The cathedral was packed. Representatives from universities and museums as far away as Europe were there, as were many public personages. It was even rumored that the president of Mexico might attend. If he was there, I didn’t see him.

Perhaps he had other things on his mind. The peso was in a free fall and allegations of wrongdoing in his government had extended to members of his immediate family. It was politics as usual in Mexico City.

Jonathan was there, though. He’d have come to keep me company in any event, he told me, but Cambridge University had asked him to be its official representative and he was sitting with the official delegation. I saw no sign of Lucas.

The funeral was held in the main cathedral on the Plaza Grande. I suppose there was a certain resonance in this, considering Don Hernan’s interest in the Maya. It had taken hundreds of Maya laborers some thirty-six years to build the place, with stone torn from their own ravaged city.

It is a rather stolid, gloomy place. Cathedrals of those times also often had to serve as fortresses, the Maya not yet entirely subdued, and this was clearly the case here. Instead of the huge stained-glass windows we North Americans have come to associate with cathedrals, this one has gunnery slits instead. The facade is very plain, as is the interior, which has, as its one spot of light, brightly embroidered altar cloths, done in the Maya style.

For those for whom such things matter, it is the oldest cathedral on the North American mainland, and the cross above the main altar is supposed to be the second largest in the world. Probably at some time it would have been decorated in gold, but most gold disappeared from churches during the Revolution.

As the crowds began to file in I found myself thinking about the conversation I had had earlier in the morning with Dona Francesca. I’d been helping as best I could in the kitchen, carrying trays of coffee and pastries to the guests, many of whom were bordering on hysteria because of the last few days’ events.

Francesca suggested that I take a coffee break after several of these trips, and I was grateful. As we both sat sipping cafe con leche I talked to her about the Empress.

“I thought you were remarkably patient with her,” I began. “She cannot have been an easy person to please.”

“On the contrary, I thought she was the remarkable one,” Dona Francesca said.
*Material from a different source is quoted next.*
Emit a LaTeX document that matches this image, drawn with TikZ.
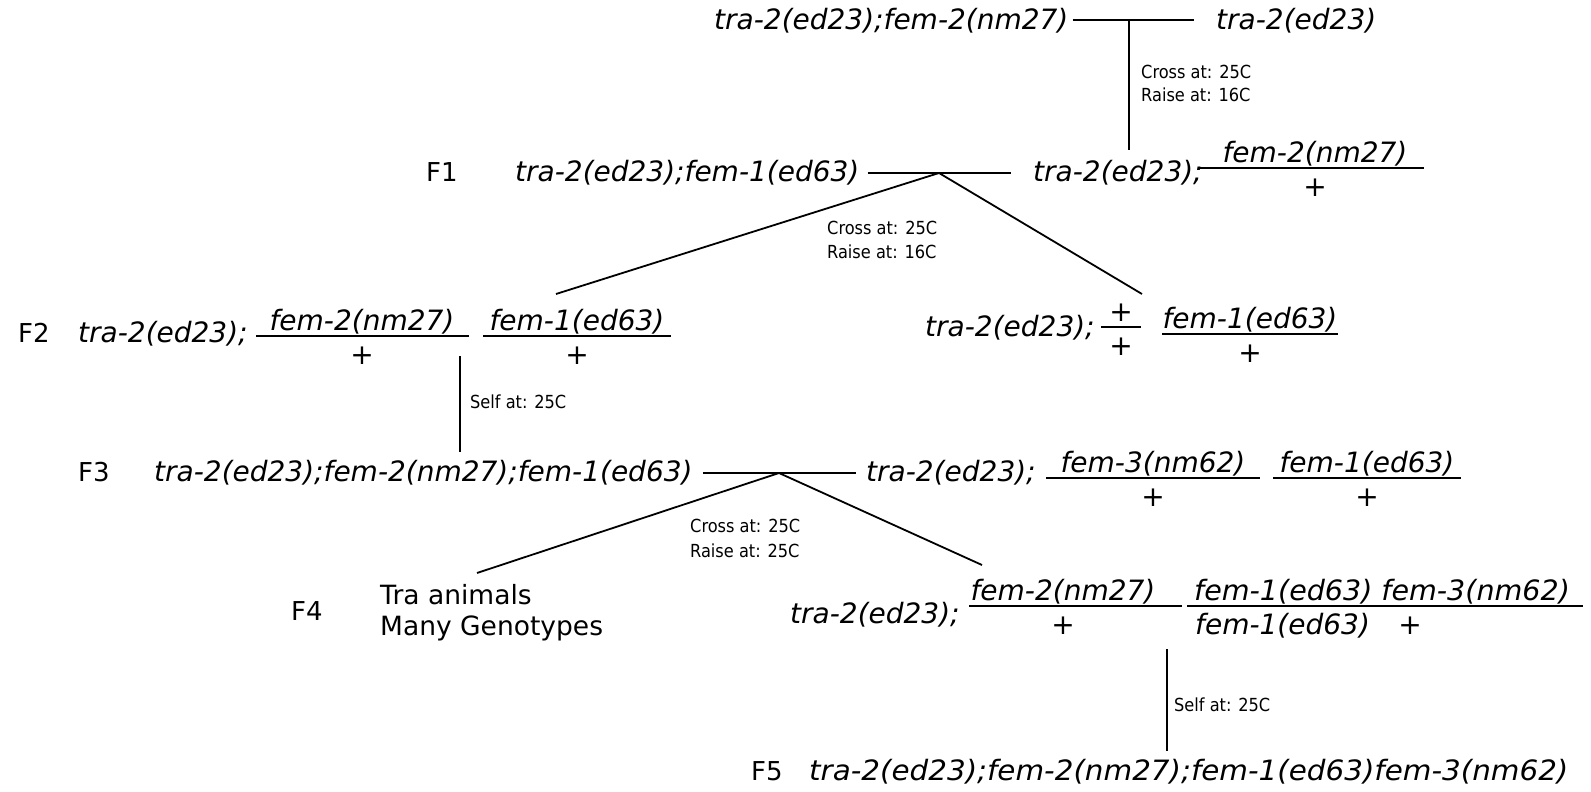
\documentclass[tikz,border=0pt]{standalone}
\usepackage{fontspec}
\setmainfont{DejaVu Sans}
\newfontfamily\notefont{DejaVu Sans Condensed}
\begin{document}
\newcommand\gsz{\fontsize{28}{32}\selectfont}
\newcommand\frc[7]{% name, text centre x, bar left, bar right, bar y, numerator, denominator
  \node[gt, anchor=base] (#1n) at (#2,#5-6) {#6};
  \node[gt, anchor=base] (#1d) at (#2,#5+28) {#7};
  \draw[bar] (#3,#5) -- (#4,#5);
}
\begin{tikzpicture}[x=1pt,y=-1pt,
  gt/.style={font=\gsz\itshape, inner sep=0pt},
  gtw/.style={gt, anchor=base west},
  lab/.style={font=\fontsize{26}{30}\selectfont, inner sep=0pt, anchor=base west},
  note/.style={font=\notefont\fontsize{18}{22}\selectfont, inner sep=0pt, anchor=base west},
  ln/.style={line width=1.8pt},
  bar/.style={line width=1.8pt}]
\fill[white] (0,0) rectangle (1591,792);
\useasboundingbox (0,0) rectangle (1591,792);

% ---- P0
\node[gtw] (p0a) at (714,30) {tra-2(ed23);fem-2(nm27)};
\node[gtw] (p0b) at (1216,30) {tra-2(ed23)};
\coordinate (j0) at (1129,20);
\draw[ln] ([xshift=4pt]p0a.east |- j0) -- ([xshift=-22pt]p0b.west |- j0);
\node[note] (n0a) at (1141,78) {Cross at: 25C};
\node[note] (n0b) at (1141,102) {Raise at: 16C};

% ---- F1
\node[lab] (F1) at (426,181) {F1};
\node[gtw] (p1a) at (515,181) {tra-2(ed23);fem-1(ed63)};
\node[gtw] (p1b) at (1033,181) {tra-2(ed23);};
\frc{f1a}{1315}{1198}{1424}{168}{fem-2(nm27)}{\upshape +}
\draw[ln] (j0) -- ([yshift=10pt]p1b.north -| j0);
\coordinate (j1) at (939,173);
\draw[ln] ([xshift=8pt]p1a.east |- j1) -- ([xshift=-22pt]p1b.west |- j1);
\node[note] (n1a) at (827,234) {Cross at: 25C};
\node[note] (n1b) at (827,258) {Raise at: 16C};

% ---- F2
\node[lab] (F2) at (18,342) {F2};
\node[gtw] (p2a) at (78,342) {tra-2(ed23);};
\frc{f2a}{362}{256}{469}{336}{fem-2(nm27)}{\upshape +}
\frc{f2b}{577}{483}{671}{336}{fem-1(ed63)}{\upshape +}
\node[gtw] (p2c) at (925,336) {tra-2(ed23);};
\frc{f2c}{1121}{1101}{1141}{327}{\upshape +}{\upshape +}
\frc{f2d}{1250}{1162}{1338}{334}{fem-1(ed63)}{\upshape +}
\coordinate (e2a) at (556,294);
\coordinate (e2b) at (1142,294);
\draw[ln] (j1) -- (e2a);
\draw[ln] (j1) -- (e2b);

% ---- F2 -> F3
\coordinate (v2) at (460,356);
\node[note] (n2) at (470,408) {Self at: 25C};

% ---- F3
\node[lab] (F3) at (78,481) {F3};
\node[gtw] (p3a) at (154,481) {tra-2(ed23);fem-2(nm27);fem-1(ed63)};
\draw[ln] (v2) -- ([yshift=8pt]p3a.north -| v2);
\node[gtw] (p3b) at (866,481) {tra-2(ed23);};
\frc{f3a}{1153}{1046}{1260}{478}{fem-3(nm62)}{\upshape +}
\frc{f3b}{1367}{1273}{1461}{478}{fem-1(ed63)}{\upshape +}
\coordinate (j3) at (779,473);
\draw[ln] ([xshift=10pt]p3a.east |- j3) -- ([xshift=-10pt]p3b.west |- j3);
\node[note] (n3a) at (690,532) {Cross at: 25C};
\node[note] (n3b) at (690,557) {Raise at: 25C};

% ---- F4
\node[lab] (F4) at (291,620) {F4};
\node[lab, align=left, anchor=north west, font=\fontsize{26.5}{31}\selectfont] (p4a) at (380,584) {Tra animals\\Many Genotypes};
\node[gtw] (p4b) at (790,623) {tra-2(ed23);};
\frc{f4a}{1063}{969}{1182}{606}{fem-2(nm27)}{\upshape +}
\node[gtw] (f4bn) at (1194,600) {\scalebox{1.02}[1]{fem-1(ed63) fem-3(nm62)}};
\node[gtw] (f4bd1) at (1195,634) {fem-1(ed63)};
\node[gt, anchor=base] (f4bd2) at (1410,634) {\upshape +};
\draw[bar] (1187,606) -- (1583,606);
\coordinate (e4a) at (477,573);
\coordinate (e4b) at (982,565);
\draw[ln] (j3) -- (e4a);
\draw[ln] (j3) -- (e4b);

% ---- F4 -> F5
\coordinate (v4) at (1167,649);
\node[note] (n4) at (1174,711) {Self at: 25C};

% ---- F5
\node[lab] (F5) at (751,780) {F5};
\node[gtw] (p5) at (809,780) {\scalebox{1.05}[1]{tra-2(ed23);fem-2(nm27);fem-1(ed63)fem-3(nm62)}};
\draw[ln] (v4) -- ([yshift=8pt]p5.north -| v4);
\end{tikzpicture}
\end{document}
She paused for a moment. “She had a difficult life. She was actually born in England, you know. I imagine her name was Josephine, originally. I have no idea what her surname was. I gather from certain references that her family was very poor, and she saved her money for years before she was able to book passage on a ship bound for North America.

“She had wanted to go to New York, of course. Doesn’t everyone? But the fare for Merida was cheaper—I think she said she had come on a freighter.”

“When would this have been?”

“A long time ago. She said she was very young. In the late twenties, I would think.”

“That must have been considered very daring in those days, for a young woman,” I said.

“Oh yes, I think it was. But in her case, I think it was more desperation than daring.

“In any event, she told me she worked as a nanny for a wealthy Mexican family. She was occasionally allowed to join their guests at dinner parties, and it was there she met the love of her life.

“He was a married man, and a legal union was never in the picture. She became pregnant shortly after they met, and for four years he supported her and the child. Both she and her lover doted on the boy. For her he was everything. And I guess for her lover too, judging by what happened.

“One day she returned from a shopping trip to find her son gone. The woman who looked after him had been pushed into a closet, and trapped there. She did not recognize the men who had taken the child.

“Josefina has a very good idea who had been responsible, however. She ran to the home of her lover, but found it empty. The family had gone abroad, she was told. She searched the docks for a ship leaving for Europe; she waited day and night at the house. But she never saw her son again. She stayed in Merida, waiting for the family to return, hoping in the end to hear some word, or even to catch a glimpse of her child.